James Rogers (jetan@ionet.net)
Tue, 26 Oct 1999 12:49:27 -0500


At 10:27 AM 10/26/99 -0500, you wrote:
 i don't want to oversimplify it too much, but it always
>struck me that i could imagine how hammett would describe his women before
>they showed up, and they all are these dreamy ideals. perhaps part of the
>reason it struck me so was that i was reading chandler for the first time
>while i was discovering hammett, and i always found his women very quirky
>and individual, both in appearance and behavior. chandler's women have
>wonderful flaws (physical and otherwise) that, to me, makes them infinitely
>more memorable.
>
>

          That is interesting, because Chandler's women are the ones that strike me as wish fufillment stuff. Dinah, from Hammett's _Red Harvest_, stuck me as rather complicated - particularly in her relationship with the
"lunger" who lived with her.
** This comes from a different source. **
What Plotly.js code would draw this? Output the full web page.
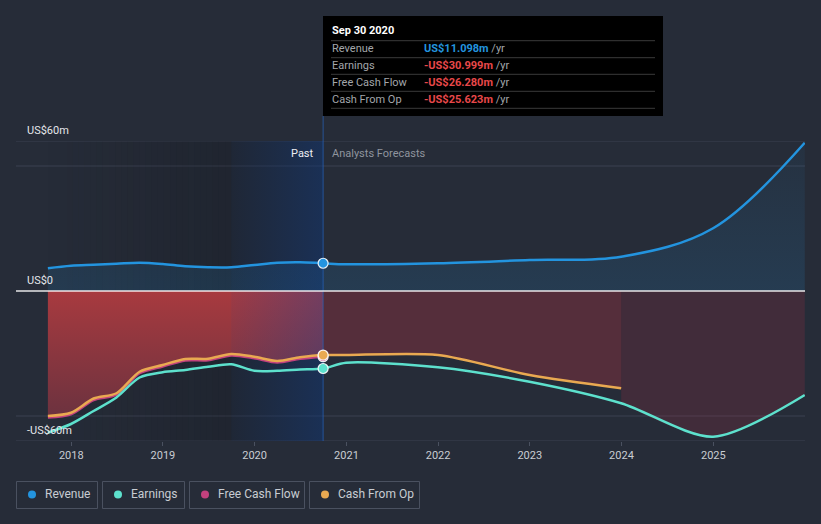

She's somewhat likeable, for a whore and a blackmailer, but far from admirable. And, while she has a certain "sex appeal", I seem to recall that the Op said she was not particularly good-looking.

          By contrast, Chandler's women always seem to be either Saint or Devil, which matches the common male adolescent mode of perception.

          Chandler was the author who originally started me reading this stuff, but as I got older I came to the opinion that Hammett was a far more subtle writer.